Hamid Karzaï en Iran

Le chef du gouvernement afghan se rend, ce dimanche, en Iran alors que les Etats-Unis accusent toujours Téhéran d’aider les membres d’Al Qaïda et les Talibans à fuir l’Afghanistan. Selon le secrétaire américain à la Défense, certains membres du réseau d'Oussama Ben Laden ont même trouvé refuge en Iran. Ce que Téhéran a toujours démenti.
De notre correspondant à Téhéran

Lors de sa visite officielle de deux jours, le chef du gouvernement afghan doit rencontrer le président Khatami, le ministre des Affaires étrangères mais aussi le guide suprême, l’ayatollah Ali Khameneï. Il doit être accompagné par le chef de la diplomatie afghane, le docteur Abdullah Abdullah, et de cinq autres membres de son cabinet. Malgré la condamnation de l’intervention américaine en Afghanistan, les responsables iraniens ont toujours affirmé soutenir le nouveau gouvernement dirigé par Hamed Kharzaï. D’ailleurs, durant la conférence de Bonn, le ministre iranien des Affaires étrangères est intervenu à plusieurs reprises pour convaincre l’ancien président afghan, Burhaneddin Rabbani, de se retirer pour permettre la constitution du gouvernement. «Nous pensons que la visite de Hamed Karzaï renforcera les liens bilatéraux et aidera à stabiliser son gouvernement… L'Iran veut la paix, la stabilité et le développement économique en Afghanistan», a récemment affirmé le ministre iranien des Affaires étrangères, Kamal Kharazi. L'Iran, qui a soutenu par le passé les forces de l'Alliance du Nord (chiites) contre les talibans, a d’ailleurs débloqué une aide de 560 millions de dollars pour la reconstruction de l'Afghanistan sur une période de cinq ans.

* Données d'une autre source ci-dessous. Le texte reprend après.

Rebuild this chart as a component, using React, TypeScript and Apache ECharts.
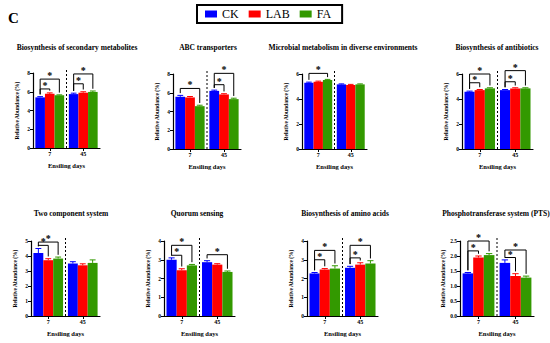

Mesures contre le terrorisme

La visite de Karzaï est donc une réponse aux accusations des responsables américains, qui affirment que les Iraniens ont aidé des combattants du réseau Al Qaïda à fuir l’Afghanistan. Ces dernières semaines, le gouvernement iranien a pris plusieurs mesures pour montrer son engagement dans la lutte contre le terrorisme. Tout d’abord, il y a eu l’annonce de l’arrestation de 150 personnes soupçonnées d’être liées au réseau Al Qaïda. Il y a dans ce groupe– dont 40 femmes et 70 à 80 enfants- un certain nombre de ressortissants de pays européens, mais aussi de pays arabes et d’Afrique du Nord. Les ambassades des Etats concernés ont été contactées pour vérifier l’identité de ces personnes. Ensuite, le gouvernement iranien a ordonné la fermeture de tous les bureaux du parti islamique d’Afghanistan, dirigé par Gulbuddin Hekmatyar. L’ancien Premier ministre afghan, qui vit en exil en Iran depuis plus de cinq ans, est un opposant déclaré du nouveau gouvernement de Kaboul. «Nous préférons la guerre civile à la soumission aux étrangers. Je dispose d’hommes armés sur place et nous allons nous battre… », a récemment déclaré Gulbuddin Hekmatyar. Toutes les activités de ce dernier ont été interdites par les Iraniens. Selon la presse, Gulbuddin Hekmatyar aurait même été invité à quitter l’Iran. Les responsables iraniens ont par ailleurs affirmé à l'émissaire spécial de l'Union européenne en Afghanistan, Klaus Klaiber, qu’ils avaient permis à Hekmatyar de rester en Iran à la demande du gouvernement de Hamed Karzaï mais aussi des Américains.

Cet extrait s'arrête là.